Analytic Views, together with Oracle's Big Data SQL provide what we are looking for and have the benefit of unifying the data dictionary and the SQL dialect in use. It should be noted that Oracle Big Data SQL is licensed separately on top of the database and it's available for Exadata, SuperCluster, and 12c Linux Intel Oracle Databases machines only.
Nowadays there is a multitude of open-source projects covering the SQL-on-Hadoop problem. In this post I'll look in detail at two of the most relevant: Cloudera Impala and Apache Drill. We'll see details of each technology, define the similarities, and spot the differences. Finally we'll show that Drill is most suited for exploration with tools like Oracle Data Visualization or Tableau while Impala fits in the explanation area with tools like OBIEE.
As we'll see later, both the tools are inspired by Dremel, a paper published by Google in 2010 that defines a scalable, interactive ad-hoc query system for the analysis of read-only nested data that is the base of Google's BigQuery. Dremel defines two aspects of big data analytics:
- A columnar storage format representation for nested data
- A query engine
The first point inspired Apache Parquet, the columnar storage format available in Hadoop. The second point provides the basis for both Impala and Drill.
We started blogging about Impala a while ago, as soon as it was officially supported by OBIEE, testing it for reporting on top of big data Hadoop platforms. However, we never went into the details of the tool, which is the purpose of the current post.
provides high-performance, low-latency SQL queries on data stored in popular Apache Hadoop file formats.
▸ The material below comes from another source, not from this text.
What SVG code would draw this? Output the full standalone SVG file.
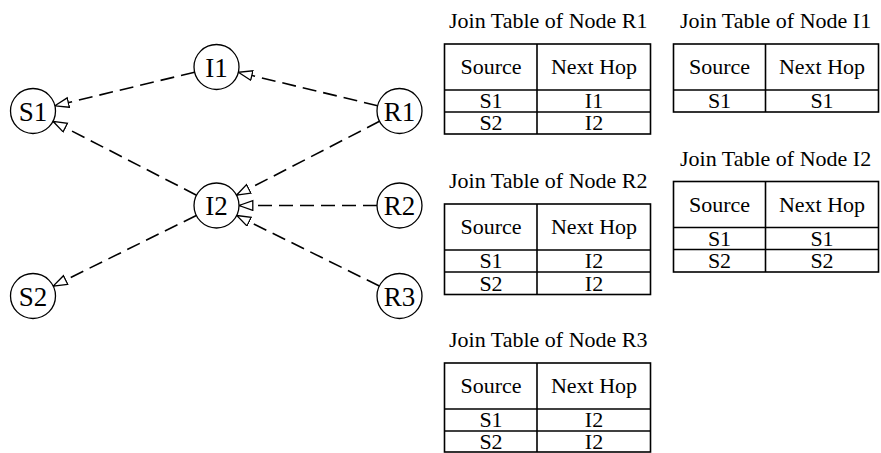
<svg xmlns="http://www.w3.org/2000/svg" width="881" height="453" viewBox="0 0 881 453">
  <defs>
    <marker id="open-arrow" markerUnits="userSpaceOnUse" markerWidth="16" markerHeight="12" refX="14.5" refY="5.5" orient="auto">
      <path d="M0.7,0.7 L14.5,5.5 L0.7,10.3 Z" fill="#fff" stroke="#000" stroke-width="1.3" stroke-linejoin="miter"/>
    </marker>
    <style>
      .node circle { fill: #fff; stroke: #000; stroke-width: 1.3; }
      .node text { font-family: "Liberation Serif", "Times New Roman", serif; font-size: 27px; fill: #000; text-anchor: middle; }
      .edge { fill: none; stroke: #000; stroke-width: 1.6; stroke-dasharray: 14 7; marker-end: url(#open-arrow); }
      .table rect, .table line { fill: none; stroke: #000; stroke-width: 1.6; }
      .table text { font-family: "Liberation Serif", "Times New Roman", serif; font-size: 22px; fill: #000; text-anchor: middle; }
      .table text.title { text-anchor: start; }
    </style>
  </defs>

  <!-- connectors -->
  <g id="connectors">
    <line class="edge" x1="194.6" y1="72.2" x2="54.9" y2="105.8"/>
    <line class="edge" x1="377.6" y1="105.7" x2="238.4" y2="72.3"/>
    <line class="edge" x1="196.5" y1="195.2" x2="53.0" y2="121.3"/>
    <line class="edge" x1="379.5" y1="121.3" x2="236.5" y2="195.2"/>
    <line class="edge" x1="377.0" y1="205.5" x2="239.0" y2="205.5"/>
    <line class="edge" x1="379.3" y1="286.0" x2="236.7" y2="215.5"/>
    <line class="edge" x1="196.3" y1="215.5" x2="53.2" y2="286.1"/>
  </g>

  <!-- nodes -->
  <g id="node-S1" class="node"><circle cx="33" cy="111" r="22.5"/><text x="33" y="120.5">S1</text></g>
  <g id="node-I1" class="node"><circle cx="216.5" cy="67" r="22.5"/><text x="216.5" y="76.5">I1</text></g>
  <g id="node-R1" class="node"><circle cx="399.5" cy="111" r="22.5"/><text x="399.5" y="120.5">R1</text></g>
  <g id="node-I2" class="node"><circle cx="216.5" cy="205.5" r="22.5"/><text x="216.5" y="215">I2</text></g>
  <g id="node-R2" class="node"><circle cx="399.5" cy="205.5" r="22.5"/><text x="399.5" y="215">R2</text></g>
  <g id="node-S2" class="node"><circle cx="33" cy="296" r="22.5"/><text x="33" y="305.5">S2</text></g>
  <g id="node-R3" class="node"><circle cx="399.5" cy="296" r="22.5"/><text x="399.5" y="305.5">R3</text></g>

  <!-- join table R1 -->
  <g id="table-R1" class="table">
    <text class="title" x="449" y="28">Join Table of Node R1</text>
    <rect x="444.5" y="44" width="206" height="90"/>
    <line x1="537" y1="44" x2="537" y2="134"/>
    <line x1="444.5" y1="90" x2="650.5" y2="90"/>
    <line x1="444.5" y1="112" x2="650.5" y2="112"/>
    <text x="491" y="74">Source</text><text x="594" y="74">Next Hop</text>
    <text x="491" y="108">S1</text><text x="594" y="108">I1</text>
    <text x="491" y="130">S2</text><text x="594" y="130">I2</text>
  </g>

  <!-- join table I1 -->
  <g id="table-I1" class="table">
    <text class="title" x="680" y="28">Join Table of Node I1</text>
    <rect x="673.5" y="44" width="205" height="68"/>
    <line x1="765.5" y1="44" x2="765.5" y2="112"/>
    <line x1="673.5" y1="90" x2="878.5" y2="90"/>
    <text x="719.5" y="74">Source</text><text x="822" y="74">Next Hop</text>
    <text x="719.5" y="108">S1</text><text x="822" y="108">S1</text>
  </g>

  <!-- join table I2 -->
  <g id="table-I2" class="table">
    <text class="title" x="680" y="166">Join Table of Node I2</text>
    <rect x="673.5" y="181.5" width="205" height="90.5"/>
    <line x1="765.5" y1="181.5" x2="765.5" y2="272"/>
    <line x1="673.5" y1="227.5" x2="878.5" y2="227.5"/>
    <line x1="673.5" y1="249.5" x2="878.5" y2="249.5"/>
    <text x="719.5" y="211.5">Source</text><text x="822" y="211.5">Next Hop</text>
    <text x="719.5" y="245.5">S1</text><text x="822" y="245.5">S1</text>
    <text x="719.5" y="268">S2</text><text x="822" y="268">S2</text>
  </g>

  <!-- join table R2 -->
  <g id="table-R2" class="table">
    <text class="title" x="449" y="188">Join Table of Node R2</text>
    <rect x="444.5" y="204" width="206" height="90.5"/>
    <line x1="537" y1="204" x2="537" y2="294.5"/>
    <line x1="444.5" y1="250" x2="650.5" y2="250"/>
    <line x1="444.5" y1="272" x2="650.5" y2="272"/>
    <text x="491" y="234">Source</text><text x="594" y="234">Next Hop</text>
    <text x="491" y="268">S1</text><text x="594" y="268">I2</text>
    <text x="491" y="290.5">S2</text><text x="594" y="290.5">I2</text>
  </g>

  <!-- join table R3 -->
  <g id="table-R3" class="table">
    <text class="title" x="449" y="347">Join Table of Node R3</text>
    <rect x="444.5" y="363" width="206" height="89"/>
    <line x1="537" y1="363" x2="537" y2="452"/>
    <line x1="444.5" y1="409" x2="650.5" y2="409"/>
    <line x1="444.5" y1="431" x2="650.5" y2="431"/>
    <text x="491" y="393">Source</text><text x="594" y="393">Next Hop</text>
    <text x="491" y="427">S1</text><text x="594" y="427">I2</text>
    <text x="491" y="448.5">S2</text><text x="594" y="448.5">I2</text>
  </g>
</svg>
Two important bits to notice:
- High performance and low latency SQL queries: Impala was created to overcome the slowness of Hive, which relied on MapReduce jobs to execute the queries. Impala uses its own set of daemons running on each of the datanodes saving time by:
- Avoiding the MapReduce job startup latency
- Compiling the query code for optimal performance
- Streaming intermediate results in-memory while MapReduces always writing to disk
- Starting the aggregation as soon as the first fragment starts returning results
- Caching metadata definitions
- Gathering tables and columns statistics
- Data stored in popular Apache Hadoop file formats: Impala uses the Hive metastore database. Databases and tables are shared between both components. The list of supported file formats include Parquet, Avro, simple Text and SequenceFile amongst others. Choosing the right file format and the compression codec can have enormous impact on performance. Impala also supports, since CDH 5.8 / Impala 2.6, Amazon S3 filesystem for both writing and reading operations.
One of the performance improvements is related to "Streaming intermediate results": Impala works in memory as much as possible, writing on disk only if the data size is too big to fit in memory; as we'll see later this is called optimistic and pipelined query execution. This has immediate benefits compared to standard MapReduce jobs, which for reliability reasons always writes intermediate results to disk.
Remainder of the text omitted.